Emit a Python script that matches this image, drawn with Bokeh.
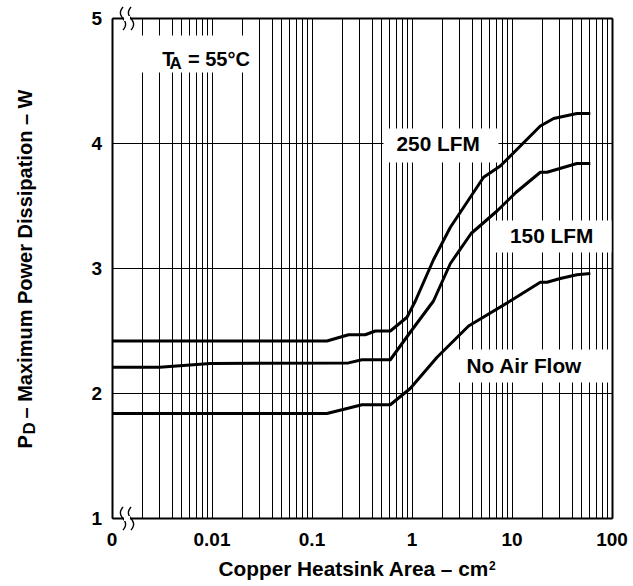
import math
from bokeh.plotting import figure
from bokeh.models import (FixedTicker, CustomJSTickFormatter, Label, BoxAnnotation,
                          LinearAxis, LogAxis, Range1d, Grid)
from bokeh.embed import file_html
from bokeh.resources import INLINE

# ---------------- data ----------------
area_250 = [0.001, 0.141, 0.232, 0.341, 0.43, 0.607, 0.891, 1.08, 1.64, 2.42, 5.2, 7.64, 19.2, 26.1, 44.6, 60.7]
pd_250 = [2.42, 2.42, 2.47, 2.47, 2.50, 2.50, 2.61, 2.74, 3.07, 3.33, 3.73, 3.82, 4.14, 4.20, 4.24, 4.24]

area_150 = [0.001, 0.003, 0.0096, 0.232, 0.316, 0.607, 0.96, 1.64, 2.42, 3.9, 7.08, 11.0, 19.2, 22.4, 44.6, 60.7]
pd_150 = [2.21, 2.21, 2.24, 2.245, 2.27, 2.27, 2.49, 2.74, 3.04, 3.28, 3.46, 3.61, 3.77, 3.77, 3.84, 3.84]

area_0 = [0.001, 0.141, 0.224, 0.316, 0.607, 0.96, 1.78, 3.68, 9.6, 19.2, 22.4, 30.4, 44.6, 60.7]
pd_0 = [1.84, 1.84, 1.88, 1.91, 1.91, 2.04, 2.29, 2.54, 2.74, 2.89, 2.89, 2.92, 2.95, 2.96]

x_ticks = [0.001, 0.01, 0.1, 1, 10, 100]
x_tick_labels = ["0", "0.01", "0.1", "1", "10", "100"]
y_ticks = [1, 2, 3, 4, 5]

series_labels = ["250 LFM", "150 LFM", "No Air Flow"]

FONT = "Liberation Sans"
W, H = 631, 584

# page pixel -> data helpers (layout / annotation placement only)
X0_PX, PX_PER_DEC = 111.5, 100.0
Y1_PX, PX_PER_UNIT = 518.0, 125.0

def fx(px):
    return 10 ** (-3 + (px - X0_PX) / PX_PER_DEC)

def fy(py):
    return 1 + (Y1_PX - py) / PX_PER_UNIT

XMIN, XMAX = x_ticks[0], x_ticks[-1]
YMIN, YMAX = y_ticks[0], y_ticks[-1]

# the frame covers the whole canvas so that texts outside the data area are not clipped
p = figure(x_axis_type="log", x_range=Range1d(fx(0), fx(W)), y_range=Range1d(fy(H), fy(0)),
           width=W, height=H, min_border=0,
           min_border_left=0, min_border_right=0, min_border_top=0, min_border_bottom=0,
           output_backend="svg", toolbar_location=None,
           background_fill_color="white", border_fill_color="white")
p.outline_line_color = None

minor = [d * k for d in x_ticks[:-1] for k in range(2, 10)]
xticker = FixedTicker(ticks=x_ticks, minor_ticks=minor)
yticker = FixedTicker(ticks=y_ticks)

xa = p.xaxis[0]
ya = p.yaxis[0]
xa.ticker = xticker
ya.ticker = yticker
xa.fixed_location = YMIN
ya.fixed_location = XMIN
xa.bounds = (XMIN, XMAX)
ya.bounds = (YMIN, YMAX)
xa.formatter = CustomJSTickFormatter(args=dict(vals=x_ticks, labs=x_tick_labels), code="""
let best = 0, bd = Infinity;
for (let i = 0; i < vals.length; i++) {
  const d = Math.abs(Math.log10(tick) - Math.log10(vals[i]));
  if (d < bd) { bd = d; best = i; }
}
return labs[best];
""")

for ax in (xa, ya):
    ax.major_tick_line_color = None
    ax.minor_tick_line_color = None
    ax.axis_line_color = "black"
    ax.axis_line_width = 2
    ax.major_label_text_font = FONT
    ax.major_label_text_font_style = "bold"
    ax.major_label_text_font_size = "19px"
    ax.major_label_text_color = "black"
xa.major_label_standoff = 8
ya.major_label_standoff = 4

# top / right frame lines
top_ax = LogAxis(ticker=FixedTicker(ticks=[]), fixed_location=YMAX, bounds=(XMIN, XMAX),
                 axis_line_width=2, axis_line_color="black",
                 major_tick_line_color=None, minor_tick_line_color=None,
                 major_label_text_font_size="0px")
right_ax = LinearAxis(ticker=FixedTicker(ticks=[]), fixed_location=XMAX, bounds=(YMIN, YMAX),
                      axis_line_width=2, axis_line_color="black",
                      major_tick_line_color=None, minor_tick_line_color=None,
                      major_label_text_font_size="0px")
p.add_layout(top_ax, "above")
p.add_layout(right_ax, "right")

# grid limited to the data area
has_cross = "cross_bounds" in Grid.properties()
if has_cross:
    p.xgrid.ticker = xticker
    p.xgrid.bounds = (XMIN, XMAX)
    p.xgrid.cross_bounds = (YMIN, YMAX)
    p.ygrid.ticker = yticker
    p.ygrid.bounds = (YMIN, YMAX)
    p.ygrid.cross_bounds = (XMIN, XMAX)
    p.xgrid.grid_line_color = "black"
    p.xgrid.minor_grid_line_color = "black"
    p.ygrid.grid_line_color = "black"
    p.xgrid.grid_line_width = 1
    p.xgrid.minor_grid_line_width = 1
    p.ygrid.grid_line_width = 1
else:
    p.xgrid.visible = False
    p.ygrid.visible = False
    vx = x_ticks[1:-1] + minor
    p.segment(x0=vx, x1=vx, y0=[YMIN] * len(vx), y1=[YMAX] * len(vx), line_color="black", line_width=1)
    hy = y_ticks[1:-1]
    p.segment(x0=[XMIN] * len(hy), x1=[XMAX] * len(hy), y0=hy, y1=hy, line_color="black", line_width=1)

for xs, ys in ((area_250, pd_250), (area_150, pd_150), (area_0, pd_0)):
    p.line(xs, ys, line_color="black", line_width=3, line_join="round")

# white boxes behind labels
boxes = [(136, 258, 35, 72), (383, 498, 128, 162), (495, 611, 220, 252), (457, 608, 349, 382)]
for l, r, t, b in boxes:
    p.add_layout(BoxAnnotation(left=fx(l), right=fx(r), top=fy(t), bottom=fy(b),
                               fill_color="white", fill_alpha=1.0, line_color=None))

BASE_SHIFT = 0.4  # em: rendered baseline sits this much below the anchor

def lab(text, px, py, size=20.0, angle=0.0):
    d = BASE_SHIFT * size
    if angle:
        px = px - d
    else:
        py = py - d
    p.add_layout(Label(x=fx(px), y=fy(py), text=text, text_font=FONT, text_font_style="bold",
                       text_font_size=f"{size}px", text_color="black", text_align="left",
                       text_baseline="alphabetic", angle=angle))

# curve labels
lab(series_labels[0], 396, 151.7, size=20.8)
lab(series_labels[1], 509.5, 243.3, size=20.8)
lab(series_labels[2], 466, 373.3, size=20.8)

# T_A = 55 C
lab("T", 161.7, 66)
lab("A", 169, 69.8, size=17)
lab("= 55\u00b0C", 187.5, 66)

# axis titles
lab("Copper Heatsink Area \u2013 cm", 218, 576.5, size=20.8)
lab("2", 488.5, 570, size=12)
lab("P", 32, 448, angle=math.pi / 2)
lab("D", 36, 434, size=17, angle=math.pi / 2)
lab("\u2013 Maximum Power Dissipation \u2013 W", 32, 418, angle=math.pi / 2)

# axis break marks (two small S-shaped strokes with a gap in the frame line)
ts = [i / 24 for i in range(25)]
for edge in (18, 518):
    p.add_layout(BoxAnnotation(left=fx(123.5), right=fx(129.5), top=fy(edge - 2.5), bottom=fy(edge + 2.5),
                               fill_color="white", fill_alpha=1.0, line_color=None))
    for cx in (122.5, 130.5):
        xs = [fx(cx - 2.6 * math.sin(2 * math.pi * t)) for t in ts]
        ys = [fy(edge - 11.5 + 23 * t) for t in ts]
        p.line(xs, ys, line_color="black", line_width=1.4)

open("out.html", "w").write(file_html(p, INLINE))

________________________________________

### [YOUR TASK]
Repeat the listing above from its first line through the line that contains "3.77, 3.84, 3.84]", both included, and nothing more. Drop the pictures.

### [SOLUTION TO THIS PROBLEM]
Emit a Python script that matches this image, drawn with Bokeh.
import math
from bokeh.plotting import figure
from bokeh.models import (FixedTicker, CustomJSTickFormatter, Label, BoxAnnotation,
                          LinearAxis, LogAxis, Range1d, Grid)
from bokeh.embed import file_html
from bokeh.resources import INLINE

# ---------------- data ----------------
area_250 = [0.001, 0.141, 0.232, 0.341, 0.43, 0.607, 0.891, 1.08, 1.64, 2.42, 5.2, 7.64, 19.2, 26.1, 44.6, 60.7]
pd_250 = [2.42, 2.42, 2.47, 2.47, 2.50, 2.50, 2.61, 2.74, 3.07, 3.33, 3.73, 3.82, 4.14, 4.20, 4.24, 4.24]

area_150 = [0.001, 0.003, 0.0096, 0.232, 0.316, 0.607, 0.96, 1.64, 2.42, 3.9, 7.08, 11.0, 19.2, 22.4, 44.6, 60.7]
pd_150 = [2.21, 2.21, 2.24, 2.245, 2.27, 2.27, 2.49, 2.74, 3.04, 3.28, 3.46, 3.61, 3.77, 3.77, 3.84, 3.84]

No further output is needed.